How much asphalt do I need? The formula
Asphalt is sold by the ton, but you measure your driveway by area and depth — so the whole job of an asphalt calculator is converting volume to weight with the mix density.
ft³ = areaft² × (depthin ÷ 12)
tons = ft³ × densitylb/ft³ ÷ 2000
cubic yards = ft³ ÷ 27 · tonnes = tons × 0.90718
Hot-mix asphalt compacted in place generally runs 140–155 lb/ft³, with 145 the common planning figure — that makes a cubic yard about 3,915 lb, or roughly 1.96 tons per cubic yard. A 40×12 ft driveway at 3″ is 120 ft³, about 8.7 tons before waste. Enter your numbers above and the calculator shows tons, tonnes, cubic yards and cubic feet together.

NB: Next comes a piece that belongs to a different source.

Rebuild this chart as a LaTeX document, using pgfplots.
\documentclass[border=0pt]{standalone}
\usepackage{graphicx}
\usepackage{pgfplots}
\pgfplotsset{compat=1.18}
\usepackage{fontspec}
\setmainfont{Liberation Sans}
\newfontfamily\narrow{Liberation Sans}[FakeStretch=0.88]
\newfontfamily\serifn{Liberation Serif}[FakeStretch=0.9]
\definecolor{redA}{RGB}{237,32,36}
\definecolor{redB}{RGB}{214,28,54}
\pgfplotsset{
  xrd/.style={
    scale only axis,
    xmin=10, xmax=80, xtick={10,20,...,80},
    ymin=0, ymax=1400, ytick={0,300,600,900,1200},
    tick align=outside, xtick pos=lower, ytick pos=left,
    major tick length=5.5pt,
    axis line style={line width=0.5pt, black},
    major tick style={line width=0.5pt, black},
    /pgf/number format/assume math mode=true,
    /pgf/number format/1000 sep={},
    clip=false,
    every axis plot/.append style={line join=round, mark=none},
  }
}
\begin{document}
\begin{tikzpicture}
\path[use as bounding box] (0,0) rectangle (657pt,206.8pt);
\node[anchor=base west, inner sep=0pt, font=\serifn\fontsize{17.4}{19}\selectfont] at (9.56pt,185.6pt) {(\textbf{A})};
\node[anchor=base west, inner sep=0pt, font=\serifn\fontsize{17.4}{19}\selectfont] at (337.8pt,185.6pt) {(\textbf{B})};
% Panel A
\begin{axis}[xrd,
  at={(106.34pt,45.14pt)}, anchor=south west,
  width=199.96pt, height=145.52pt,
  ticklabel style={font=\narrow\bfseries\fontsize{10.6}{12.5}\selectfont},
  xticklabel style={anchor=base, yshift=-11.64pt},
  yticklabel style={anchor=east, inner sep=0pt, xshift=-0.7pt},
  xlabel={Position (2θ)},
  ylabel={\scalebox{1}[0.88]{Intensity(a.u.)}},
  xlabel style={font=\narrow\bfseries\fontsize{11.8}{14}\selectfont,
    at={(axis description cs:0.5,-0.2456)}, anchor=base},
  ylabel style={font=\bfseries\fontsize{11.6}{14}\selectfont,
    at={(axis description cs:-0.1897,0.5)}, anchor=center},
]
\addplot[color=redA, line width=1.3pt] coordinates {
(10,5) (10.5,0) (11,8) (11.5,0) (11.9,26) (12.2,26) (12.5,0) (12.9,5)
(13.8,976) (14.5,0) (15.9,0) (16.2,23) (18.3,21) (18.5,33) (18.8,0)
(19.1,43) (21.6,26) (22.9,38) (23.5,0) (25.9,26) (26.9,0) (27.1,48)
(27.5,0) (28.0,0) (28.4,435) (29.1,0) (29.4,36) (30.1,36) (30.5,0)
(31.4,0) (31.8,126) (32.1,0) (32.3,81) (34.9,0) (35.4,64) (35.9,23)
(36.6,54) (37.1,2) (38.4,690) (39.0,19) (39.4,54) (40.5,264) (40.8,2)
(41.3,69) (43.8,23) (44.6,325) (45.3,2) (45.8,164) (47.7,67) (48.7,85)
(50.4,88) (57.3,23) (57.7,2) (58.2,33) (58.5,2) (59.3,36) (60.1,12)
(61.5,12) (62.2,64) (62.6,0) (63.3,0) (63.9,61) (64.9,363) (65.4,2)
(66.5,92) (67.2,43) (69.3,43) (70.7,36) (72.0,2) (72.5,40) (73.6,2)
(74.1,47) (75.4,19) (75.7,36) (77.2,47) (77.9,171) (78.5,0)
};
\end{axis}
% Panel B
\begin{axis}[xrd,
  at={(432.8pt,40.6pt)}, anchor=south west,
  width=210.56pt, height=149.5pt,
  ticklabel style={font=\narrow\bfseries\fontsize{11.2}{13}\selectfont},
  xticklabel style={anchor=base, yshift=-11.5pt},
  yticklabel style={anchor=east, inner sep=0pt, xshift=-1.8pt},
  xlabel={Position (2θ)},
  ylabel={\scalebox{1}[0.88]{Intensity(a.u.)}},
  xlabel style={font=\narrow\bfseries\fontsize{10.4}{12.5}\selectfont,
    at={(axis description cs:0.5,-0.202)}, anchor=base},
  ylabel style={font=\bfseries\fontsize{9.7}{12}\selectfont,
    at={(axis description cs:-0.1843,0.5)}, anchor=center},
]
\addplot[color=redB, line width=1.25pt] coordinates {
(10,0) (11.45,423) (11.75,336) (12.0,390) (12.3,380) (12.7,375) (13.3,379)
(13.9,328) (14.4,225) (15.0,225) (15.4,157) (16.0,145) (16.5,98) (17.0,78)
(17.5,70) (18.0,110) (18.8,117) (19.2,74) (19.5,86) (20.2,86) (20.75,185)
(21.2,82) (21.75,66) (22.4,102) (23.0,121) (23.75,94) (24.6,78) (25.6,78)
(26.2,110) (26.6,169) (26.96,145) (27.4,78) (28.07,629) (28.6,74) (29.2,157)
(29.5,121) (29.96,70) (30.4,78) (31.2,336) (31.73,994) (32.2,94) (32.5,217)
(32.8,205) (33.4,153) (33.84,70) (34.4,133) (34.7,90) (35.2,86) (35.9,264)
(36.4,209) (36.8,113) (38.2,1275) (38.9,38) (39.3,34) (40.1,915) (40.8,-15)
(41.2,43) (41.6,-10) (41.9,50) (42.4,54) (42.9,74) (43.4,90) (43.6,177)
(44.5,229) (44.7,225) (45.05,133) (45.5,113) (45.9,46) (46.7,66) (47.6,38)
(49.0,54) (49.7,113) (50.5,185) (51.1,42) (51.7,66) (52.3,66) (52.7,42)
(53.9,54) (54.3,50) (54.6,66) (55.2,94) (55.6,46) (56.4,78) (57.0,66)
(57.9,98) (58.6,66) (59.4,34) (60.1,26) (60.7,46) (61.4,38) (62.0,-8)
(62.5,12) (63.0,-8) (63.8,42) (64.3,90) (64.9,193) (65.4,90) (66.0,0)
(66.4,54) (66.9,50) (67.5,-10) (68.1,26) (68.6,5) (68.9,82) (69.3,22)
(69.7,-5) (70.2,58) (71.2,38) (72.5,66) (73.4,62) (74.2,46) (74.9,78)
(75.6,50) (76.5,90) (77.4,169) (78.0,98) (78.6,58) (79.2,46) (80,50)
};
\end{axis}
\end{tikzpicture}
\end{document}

How do you convert square yards of asphalt to tons?
Multiply the square yards by 9 to get square feet, by the depth in feet to get cubic feet, then by the density and divide by 2,000. At the typical 145 lb/ft³, that works out to about 0.054 tons per square yard per inch of depth — the familiar contractor rule of roughly 110 lb per square yard per inch.
tons = yd² × 9 × (depthin ÷ 12) × density ÷ 2000
at 145 lb/ft³: tons ≈ yd² × depthin × 0.0544
Worked example: 100 square yards at 3″ deep is 100 × 9 × 0.25 = 225 ft³; at 145 lb/ft³ that’s 32,625 lb, or about 16.3 tons. Going the other way, one ton at 3″ covers about 6.1 square yards (55 ft²). The quick converter in the calculator runs this in both directions — type square yards to get tons, or tons to get square yards — at whatever depth and density you set.

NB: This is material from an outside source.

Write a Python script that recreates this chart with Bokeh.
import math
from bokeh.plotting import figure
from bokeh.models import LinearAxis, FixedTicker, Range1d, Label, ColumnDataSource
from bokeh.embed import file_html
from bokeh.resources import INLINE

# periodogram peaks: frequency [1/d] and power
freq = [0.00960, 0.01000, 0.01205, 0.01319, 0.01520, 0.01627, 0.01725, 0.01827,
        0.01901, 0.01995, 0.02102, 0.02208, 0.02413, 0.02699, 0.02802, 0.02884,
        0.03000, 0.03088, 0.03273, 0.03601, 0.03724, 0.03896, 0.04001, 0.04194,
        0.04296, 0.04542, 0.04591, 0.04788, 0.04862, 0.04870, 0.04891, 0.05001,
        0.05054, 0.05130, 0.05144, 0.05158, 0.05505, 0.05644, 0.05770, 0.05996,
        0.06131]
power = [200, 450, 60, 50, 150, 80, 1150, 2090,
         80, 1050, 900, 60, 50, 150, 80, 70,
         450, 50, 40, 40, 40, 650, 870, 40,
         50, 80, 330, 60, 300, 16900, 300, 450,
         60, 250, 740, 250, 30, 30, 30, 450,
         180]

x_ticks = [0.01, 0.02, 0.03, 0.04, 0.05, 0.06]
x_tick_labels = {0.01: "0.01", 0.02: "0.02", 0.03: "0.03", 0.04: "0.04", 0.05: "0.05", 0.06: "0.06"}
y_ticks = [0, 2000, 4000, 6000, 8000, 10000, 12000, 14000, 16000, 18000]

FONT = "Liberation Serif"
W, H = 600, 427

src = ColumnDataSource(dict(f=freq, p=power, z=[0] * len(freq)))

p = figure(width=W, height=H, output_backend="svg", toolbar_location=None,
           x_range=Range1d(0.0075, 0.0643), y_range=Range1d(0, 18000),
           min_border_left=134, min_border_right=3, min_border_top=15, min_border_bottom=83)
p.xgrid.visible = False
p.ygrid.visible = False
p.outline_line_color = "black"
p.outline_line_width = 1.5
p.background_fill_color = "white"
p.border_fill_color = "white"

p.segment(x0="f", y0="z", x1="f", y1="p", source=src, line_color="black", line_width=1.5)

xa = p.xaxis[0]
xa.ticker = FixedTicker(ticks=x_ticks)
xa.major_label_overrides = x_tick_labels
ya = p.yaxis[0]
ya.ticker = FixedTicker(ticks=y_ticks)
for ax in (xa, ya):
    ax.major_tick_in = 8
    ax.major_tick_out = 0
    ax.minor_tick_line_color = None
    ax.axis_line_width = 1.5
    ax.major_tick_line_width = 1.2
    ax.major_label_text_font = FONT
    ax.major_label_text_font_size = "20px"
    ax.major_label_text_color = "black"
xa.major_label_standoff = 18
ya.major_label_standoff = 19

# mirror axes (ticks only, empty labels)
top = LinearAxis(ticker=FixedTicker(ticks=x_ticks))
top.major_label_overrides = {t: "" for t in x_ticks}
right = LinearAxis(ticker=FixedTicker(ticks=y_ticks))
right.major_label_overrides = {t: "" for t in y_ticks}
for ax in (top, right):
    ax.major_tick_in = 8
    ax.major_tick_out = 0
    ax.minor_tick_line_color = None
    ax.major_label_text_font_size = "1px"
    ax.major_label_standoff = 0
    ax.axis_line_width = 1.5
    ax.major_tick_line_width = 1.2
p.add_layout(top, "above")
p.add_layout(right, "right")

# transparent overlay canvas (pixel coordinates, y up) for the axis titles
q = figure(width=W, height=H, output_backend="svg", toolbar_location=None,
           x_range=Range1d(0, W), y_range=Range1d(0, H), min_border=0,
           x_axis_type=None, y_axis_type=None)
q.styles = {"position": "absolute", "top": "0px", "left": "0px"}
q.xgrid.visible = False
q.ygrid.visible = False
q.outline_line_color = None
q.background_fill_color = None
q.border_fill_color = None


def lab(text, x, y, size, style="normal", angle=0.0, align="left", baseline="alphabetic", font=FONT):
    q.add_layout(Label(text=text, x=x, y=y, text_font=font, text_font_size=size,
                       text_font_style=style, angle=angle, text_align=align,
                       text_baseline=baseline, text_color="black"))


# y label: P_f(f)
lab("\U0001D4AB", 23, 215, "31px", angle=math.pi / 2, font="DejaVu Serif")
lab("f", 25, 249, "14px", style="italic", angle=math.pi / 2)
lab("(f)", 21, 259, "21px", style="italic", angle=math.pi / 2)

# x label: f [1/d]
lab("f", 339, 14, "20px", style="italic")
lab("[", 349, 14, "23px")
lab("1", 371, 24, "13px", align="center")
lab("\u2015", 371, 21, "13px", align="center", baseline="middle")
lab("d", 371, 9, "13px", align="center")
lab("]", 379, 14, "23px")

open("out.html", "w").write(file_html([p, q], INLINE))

Tons per area at common depths
All figures below are computed from the density formula at 145 lb/ft³; change the density above and the live results adjust, even if this reference table doesn’t.
| Compacted depth | lb per yd² | Tons per 100 ft² | ft² per ton | yd² per ton |
|---|---|---|---|---|
| 2″ | 217.5 | 1.21 | 82.8 | 9.2 |
| 3″ | 326.3 | 1.81 | 55.2 | 6.1 |
| 4″ | 435.0 | 2.42 | 41.4 | 4.6 |
How thick should an asphalt driveway be?
Residential driveways are commonly paved at 2–3″ compacted over 4–8″ of compacted crushed-stone base, with thicker sections (3–4″) where heavier vehicles park. The base does most of the structural work, so a thin lift over a good base outlasts a thick lift over a poor one. These are general ranges — soil, climate and traffic all move the answer, and your paving contractor or local requirements take precedence. Figure the base layer itself with the gravel calculator.

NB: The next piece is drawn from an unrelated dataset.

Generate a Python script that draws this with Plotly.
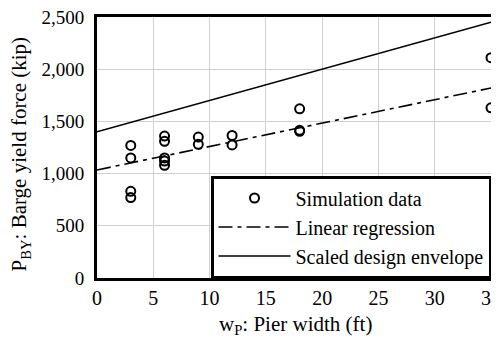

Overlay: resurfacing over existing asphalt
An overlay is a thinner lift — commonly 1.5–2″ — paved on top of an existing surface that’s been cleaned, repaired and tack-coated. The math is identical, just with less depth: switch to the overlay tab and the depth default drops accordingly. If the old surface is badly cracked, milling it off and repaving may serve better than overlaying, which is where the millings mode comes in for the recycled material.
Asphalt millings (recycled asphalt)
Millings — the ground-up material from milled pavement, also called RAP — are looser and lighter than fresh hot mix, typically around 110–120 lb/ft³. The millings tab loads a 115 lb/ft³ default you can edit. Millings compact significantly after placement, so a 15% allowance in the waste field is a reasonable starting point for a driveway you’ll roll or drive in.
Cold patch by the bag
For pothole and edge repair, cold patch comes in bags rather than by the ton. Switch to the cold patch tab, enter the repair area and depth, and the bag yield from your product’s label (a 50 lb bag is commonly around 0.4–0.5 ft³) — the calculator divides the volume by the yield and rounds up to whole bags.
Estimating asphalt cost with your local price per ton
Asphalt prices move with oil prices and vary a lot by region and load size, so this calculator deliberately ships with no built-in price. Get a per-ton quote from your local plant or paving contractor, enter it in the price field, and the cost line multiplies it by the tonnage including waste. For a full driveway estimate, remember the asphalt is only part of the picture — excavation, base stone (see the gravel calculator) and labor usually dominate the bill.